If this sounds familiar in footprint and feel to the current Pro phones, that’s deliberate — the iPhone 18 Pro and Pro Max are expected to keep the 6.3" and 6.9" sizes respectively, much like the iPhone 17 family; for perspective on how Apple has handled these size tiers before, see our look at the differences between the iPhone 17 models (/news/iphone-17-pro-upgrade-guide).
Power under the glass: A20 Pro, 2nm and RAM on the wafer
One of the clearest common threads in reports is the chipset: Apple’s next flagship silicon, likely branded A20 Pro, is said to use TSMC’s 2nm (N2) process. Beyond the usual gains in speed and efficiency, the A20 is expected to come in a new wafer‑level multi‑chip module (WMCM) package that integrates LPDDR5 RAM directly onto the same wafer as the CPU, GPU and Neural Engine. Leaks peg the Pro and foldable SKUs at 12GB of RAM.
Why does that matter? WMCM promises lower latency between the processor and memory, a smaller chip footprint (freeing internal space), and better power efficiency — advantages that translate directly into faster app performance, longer battery life and improved on‑device AI. Apple has been explicit about beefing up local AI workloads in the coming year, and this silicon move dovetails with that push. Apple’s plan to pair more capable hardware with a new Siri (reportedly powered in part by a custom Google Gemini model) suggests the company is serious about running heavier AI features directly on iPhones (/news/apple-google-gemini-siri).
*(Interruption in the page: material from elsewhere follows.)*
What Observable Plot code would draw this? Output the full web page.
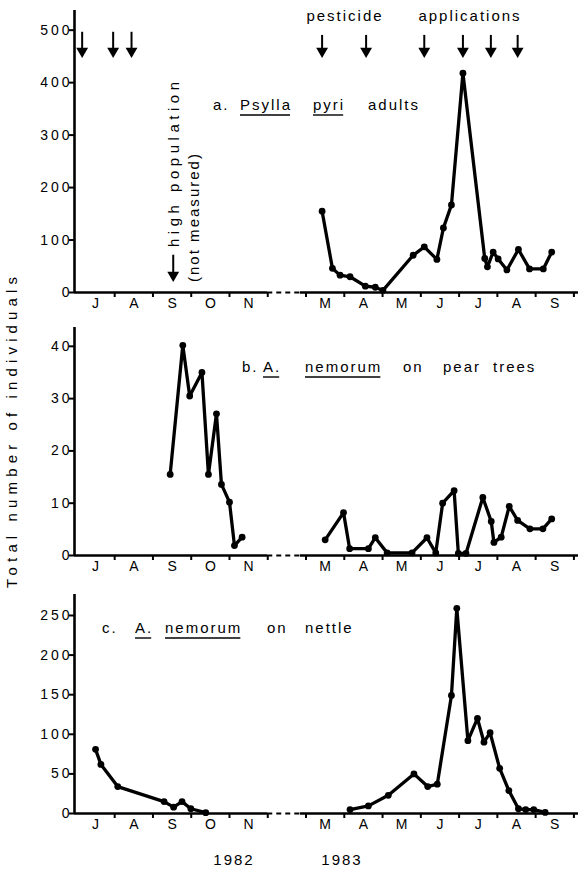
<!DOCTYPE html>
<html>
<head>
<meta charset="utf-8">
<script src="https://cdn.jsdelivr.net/npm/d3@7"></script>
<script src="https://cdn.jsdelivr.net/npm/@observablehq/plot@0.6"></script>
<style>
  body { margin: 0; background: #fff; }
  #wrap { position: relative; width: 580px; height: 872px; overflow: hidden; }
  #wrap > svg { display: block; }
  g[aria-label="y-axis tick label"] text { letter-spacing: 3px; }
  .ann { font-family: "Liberation Sans", Arial, Helvetica, sans-serif; font-size: 15px; letter-spacing: 2px; fill: #000; }
  #overlay { position: absolute; left: 0; top: 0; pointer-events: none; }
</style>
</head>
<body>
<div id="wrap"></div>
<script>
// ---------------- data ----------------
// time axis: months of 1982 (Jul–Nov) and 1983 (Mar–Sep), as decimal month numbers
const months1982 = ["J", "A", "S", "O", "N"];          // Jul..Nov 1982
const months1983 = ["M", "A", "M", "J", "J", "A", "S"]; // Mar..Sep 1983
const yearLabels = ["1982", "1983"];

// pesticide application dates (decimal month)
const sprays1982 = [7.15, 7.96, 8.44];
const sprays1983 = [3.42, 4.57, 6.09, 7.10, 7.83, 8.53];
const highPopDate1982 = 9.53;

// a. Psylla pyri adults (1983 only)
const psyllaDates1983 = [3.42, 3.69, 3.89, 4.15, 4.55, 4.81, 5.01, 5.80, 6.09, 6.42, 6.59, 6.80, 7.10, 7.67, 7.74, 7.89, 8.02, 8.25, 8.55, 8.84, 9.20, 9.42];
const psyllaCounts1983 = [155, 46, 33, 30, 12, 10, 4, 71, 87, 63, 123, 167, 418, 65, 49, 77, 64, 43, 82, 45, 45, 77];

// b. A. nemorum on pear trees
const pearDates1982 = [9.45, 9.78, 9.96, 10.28, 10.45, 10.66, 10.79, 11.00, 11.13, 11.33];
const pearCounts1982 = [15.5, 40.2, 30.5, 35, 15.5, 27.1, 13.6, 10.2, 1.9, 3.5];
const pearDates1983 = [3.50, 3.98, 4.14, 4.63, 4.81, 5.12, 5.77, 6.16, 6.39, 6.57, 6.87, 6.98, 7.18, 7.62, 7.84, 7.91, 8.10, 8.31, 8.53, 8.85, 9.19, 9.42];
const pearCounts1983 = [3.0, 8.2, 1.3, 1.3, 3.4, 0.5, 0.5, 3.4, 0.5, 10.0, 12.4, 0.4, 0.4, 11.1, 6.5, 2.5, 3.5, 9.4, 6.7, 5.1, 5.1, 7.0];

// c. A. nemorum on nettle
const nettleDates1982 = [7.50, 7.64, 8.08, 9.29, 9.54, 9.76, 9.99, 10.38];
const nettleCounts1982 = [81, 62, 34, 15, 8, 15, 6, 1];
const nettleDates1983 = [4.15, 4.63, 5.15, 5.82, 6.18, 6.43, 6.80, 6.94, 7.23, 7.48, 7.65, 7.81, 8.06, 8.30, 8.55, 8.74, 8.95, 9.25];
const nettleCounts1983 = [5, 9.6, 23, 50, 34, 37, 149, 259, 92, 120, 90, 102, 57, 29, 6, 5, 5, 1.3];

const yTicksA = [0, 100, 200, 300, 400, 500];
const yTicksB = [0, 10, 20, 30, 40];
const yTicksC = [0, 50, 100, 150, 200, 250];

// ---------------- layout helpers ----------------
const FONT = '"Liberation Sans", Arial, Helvetica, sans-serif';
// broken time axis: Jul 1982 start = 0 ... Dec 1982 start = 5, gap, Mar 1983 start = 6 ... Oct 1983 start = 13
const pos = (year, m) => year === 1982 ? m - 7 : m - 3 + 6;
const X0 = -0.05, X1 = 13.12;
const breakStart = pos(1982, 12), breakEnd = breakStart + 0.85;

const boundaries = [
  ...months1982.map((_, i) => pos(1982, 8 + i)),
  ...months1983.map((_, i) => pos(1983, 3 + i)), pos(1983, 10)
];
const monthLabels = [
  ...months1982.map((label, i) => ({x: pos(1982, 7 + i + 0.5), label})),
  ...months1983.map((label, i) => ({x: pos(1983, 3 + i + 0.5), label}))
];

function series(year, dates, counts) {
  return dates.map((m, i) => ({year, x: pos(year, m), y: counts[i]}));
}

function makePanel({height, marginTop, marginBottom, yMax, yTicks, pts, extra = []}) {
  return Plot.plot({
    width: 580, height, marginLeft: 74, marginRight: 2, marginTop, marginBottom,
    x: {domain: [X0, X1]},
    y: {domain: [0, yMax]},
    style: {fontFamily: FONT, fontSize: "13px", background: "#fff", color: "#000"},
    marks: [
      Plot.ruleY([{a: X0, b: breakStart}, {a: breakEnd, b: X1}], {x1: "a", x2: "b", y: 0, stroke: "#000", strokeWidth: 2.6}),
      Plot.ruleY([{a: breakStart, b: breakEnd}], {x1: "a", x2: "b", y: 0, stroke: "#000", strokeWidth: 2, strokeDasharray: "5,4"}),
      Plot.ruleX([X0], {stroke: "#000", strokeWidth: 2.6}),
      Plot.axisX({ticks: boundaries, tickSize: 5, tickFormat: () => "", strokeWidth: 2, label: null}),
      Plot.text(monthLabels, {x: "x", text: "label", frameAnchor: "bottom", lineAnchor: "top", dy: 6, fontSize: 14}),
      Plot.axisY({ticks: yTicks, tickSize: 5, tickPadding: -3, strokeWidth: 2, fontSize: 14, label: null}),
      Plot.line(pts, {x: "x", y: "y", z: "year", stroke: "#000", strokeWidth: 3.3, strokeLinejoin: "round", strokeLinecap: "round"}),
      Plot.dot(pts, {x: "x", y: "y", r: 3.4, fill: "#000"}),
      ...extra
    ]
  });
}

const sprayPts = [
  ...sprays1982.map(m => ({x: pos(1982, m), top: 496})),
  ...sprays1983.map(m => ({x: pos(1983, m), top: 490}))
];
const highPop = [{x: pos(1982, highPopDate1982)}];

const wrap = document.getElementById("wrap");

const pa = makePanel({
  height: 312, marginTop: 10, marginBottom: 20, yMax: 537.5, yTicks: yTicksA,
  pts: series(1983, psyllaDates1983, psyllaCounts1983),
  extra: [
    Plot.ruleX(sprayPts, {x: "x", y1: "top", y2: 455, stroke: "#000", strokeWidth: 2}),
    Plot.dot(sprayPts, {x: "x", y: 447, symbol: "triangle", rotate: 180, r: 4.4, fill: "#000", dy: -6.8}),
    Plot.ruleX(highPop, {x: "x", y1: 71, y2: 28, stroke: "#000", strokeWidth: 2}),
    Plot.dot(highPop, {x: "x", y: 20, symbol: "triangle", rotate: 180, r: 4.4, fill: "#000", dy: -6.8})
  ]
});
const pb = makePanel({
  height: 263, marginTop: 15, marginBottom: 20, yMax: 43.6, yTicks: yTicksB,
  pts: [...series(1982, pearDates1982, pearCounts1982), ...series(1983, pearDates1983, pearCounts1983)]
});
const pc = makePanel({
  height: 297, marginTop: 19, marginBottom: 59, yMax: 276.5, yTicks: yTicksC,
  pts: [...series(1982, nettleDates1982, nettleCounts1982), ...series(1983, nettleDates1983, nettleCounts1983)]
});
wrap.append(pa, pb, pc);

// ---------------- annotations ----------------
function annGroup(svg) {
  return d3.select(svg).append("g").attr("class", "ann").attr("text-anchor", "start");
}
function words(svg, list, y) {
  const g = annGroup(svg);
  for (const w of list) {
    const t = g.append("text").attr("x", w.x).attr("y", y).text(w.t);
    if (w.u) {
      const len = t.node().getComputedTextLength() - 2;
      g.append("line").attr("x1", w.x).attr("x2", w.x + len)
        .attr("y1", y + 5).attr("y2", y + 5).attr("stroke", "#000").attr("stroke-width", 1.4);
    }
  }
  return g;
}

words(pa, [{t: "a.", x: 213}, {t: "Psylla", x: 240, u: 1}, {t: "pyri", x: 313, u: 1}, {t: "adults", x: 368}], 110);
words(pb, [{t: "b.", x: 242}, {t: "A.", x: 263, u: 1}, {t: "nemorum", x: 305, u: 1}, {t: "on", x: 403}, {t: "pear", x: 443}, {t: "trees", x: 493}], 60);
words(pc, [{t: "c.", x: 102}, {t: "A.", x: 135, u: 1}, {t: "nemorum", x: 165, u: 1}, {t: "on", x: 267}, {t: "nettle", x: 305}], 58);

const ga = annGroup(pa);
ga.append("text").attr("x", 345).attr("y", 21).attr("text-anchor", "middle").text("pesticide");
ga.append("text").attr("x", 470).attr("y", 21).attr("text-anchor", "middle").text("applications");
const hx = pa.scale("x").apply(highPop[0].x);
ga.append("text").attr("transform", `translate(${hx + 6},247) rotate(-90)`)
  .attr("textLength", 167).attr("lengthAdjust", "spacing").text("high population");
ga.append("text").attr("transform", `translate(${hx + 26},282) rotate(-90)`)
  .attr("textLength", 130).attr("lengthAdjust", "spacing").text("(not measured)");

const gc = annGroup(pc);
gc.append("text").attr("x", 234).attr("y", 290).attr("text-anchor", "middle").text(yearLabels[0]);
gc.append("text").attr("x", 342).attr("y", 290).attr("text-anchor", "middle").text(yearLabels[1]);

// shared y label across the three panels
const ov = d3.select(wrap).append("svg").attr("id", "overlay").attr("width", 580).attr("height", 872);
ov.append("text").attr("class", "ann").attr("text-anchor", "start").attr("transform", "translate(17,588) rotate(-90)")
  .attr("textLength", 313).attr("lengthAdjust", "spacing").text("Total number of individuals");
</script>
</body>
</html>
Cameras, modems and a few toggles of uncertainty
Camera rumors show incremental and some ambitious changes: triple 48MP rear sensors remain the baseline for Pro models, with periscope telephoto lenses expected on the bigger Pro Max and possibly the fold. Some leaks even mention a variable aperture mechanism for the main camera on the Pro Max — a mechanical iris that would let photographers dial aperture for creative control and low‑light performance. Front‑camera resolutions vary between reports (18MP in some analyst notes, 24MP in others), so take the exact numbers with caution.
On connectivity, Apple appears to be moving to its own C2 modem for 5G, potentially reducing reliance on Qualcomm. Separately, there’s chatter about wider satellite features beyond SOS — such as basic 5G fallback — but those items remain speculative.
Pricing and materials: premium positioning
The foldable is shaping up as Apple’s halo product. Materials chatter points to a titanium + aluminum construction for the fold, whereas the Pro models will likely stick with aluminum builds. Expected pricing for the fold varies widely in leaks: the most eye‑catching range is $1,800–$2,500, which would place it as a high‑end device aimed at early adopters and prosumers rather than mainstream buyers.
What this strategy signals
Two things jump out. First, Apple is tilting 2026 toward premium innovation: Pro and foldable models get the new silicon, advanced cameras and fresh industrial design, while the mass market will wait until 2027 for the regular iPhone 18 and thinner, cheaper Air variants. Second, the hardware choices — N2, WMCM with on‑wafer RAM, integrated C2 modem — are coordinated around enabling richer on‑device AI and longer battery life, not just raw benchmark wins.
Rumors are encouraging, but they’re still rumors. Apple’s final choices on under‑display Face ID, camera hardware and the foldable’s hinge and durability will matter far more than early render videos and prototype color tests. What’s clear is that Apple is preparing a meaningful pivot: cleaner screens, more local processing, and a high‑end foldable that, if priced and executed well, could reshape how we think about what an iPhone can be.
September is the likely reveal window; until then, expect more leaks, tweaks and a steady drip of clarifying details.